On April 15, 2014, there was a total lunar eclipse which was the first of four consecutive total eclipses in a series, known as a tetrad; a second one took place on October 8, 2014, the third one on April 4, 2015, and the remaining one took place on September 27, 2015. It is one of eight tetrads to take place during the 21st century AD.[1] As with most lunar eclipses, the moon appeared red during the April 15, 2014, eclipse.[2][3] The red color is caused by Rayleigh scattering of sunlight through the Earth's atmosphere, the same effect that causes sunsets to appear red.[2] Hagee also connects the solar eclipse of March 20, 2015, in the middle of the sequence.
The idea of a "blood moon" serving as an omen of the coming of the end times comes from the Book of Joel, where it is written "the sun will turn into darkness, and the moon into blood, before the great and terrible day of the Lord comes."[4] This phrase is again mentioned by Saint Peter during Pentecost, as recorded in Acts,[5] although Peter says that the date of Pentecost, not some future date, was the fulfillment of Joel's prophecy. The blood moon also appears in the Book of Revelation chapter 6 verses 11 – 13,[6] where verse 12 says " And I beheld when he had opened the sixth seal, and, lo, there was a great earthquake; and the sun became black as sackcloth of hair, and the moon became as blood".

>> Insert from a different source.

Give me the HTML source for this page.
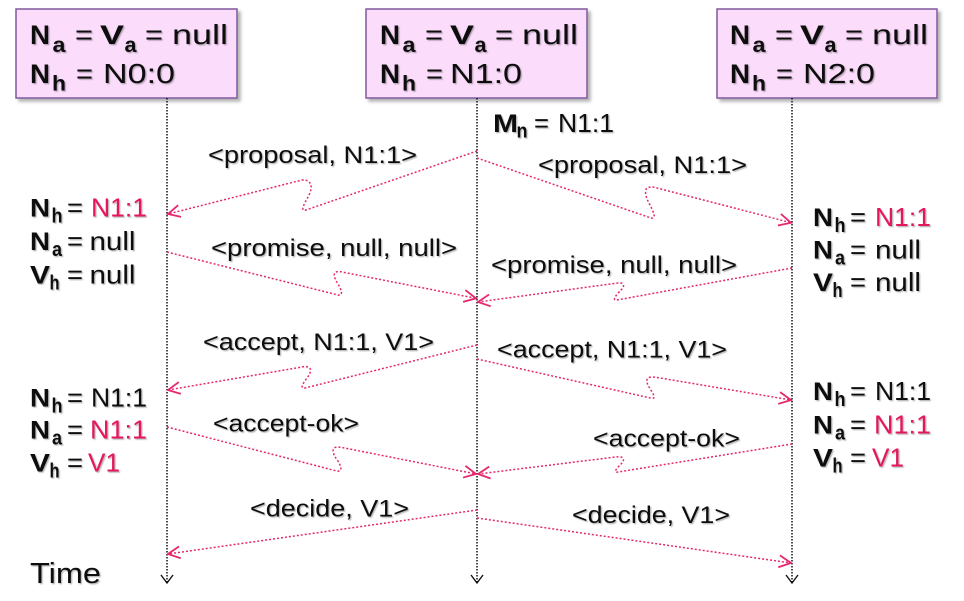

Around 2008, Biltz began predicting that the Second Coming of Jesus would occur in the fall of 2015 with the seven years of the great tribulation beginning in the fall of 2008. He said he had "discovered" an astronomical pattern that predicted the next tetrad would coincide with the end times. When the prediction failed, he pulled the article from his website, but continued to teach on the "significance" of the tetrad.
Hagee would later seize on Biltz' prediction to write Four Blood Moons, which would become a best seller, spending more than 150 days in Amazon.com's top 150 by April 2014.[3] For the week ending March 30, 2014, it was the ninth best selling paperback, according to Publishers Weekly.[7] By mid-April, Hagee's book had hit No. 4 on The New York Times best-seller list in the advice category.[3] Hagee's book (and subsequent sermon series at his home congregation, Cornerstone Church) did not proclaim that any specific "end times" event would occur (as did Biltz in his original prophecy), but claimed that every prior tetrad of the last 500 years coincided with events in Jewish and Israeli history that were originally tragic, yet followed by triumph.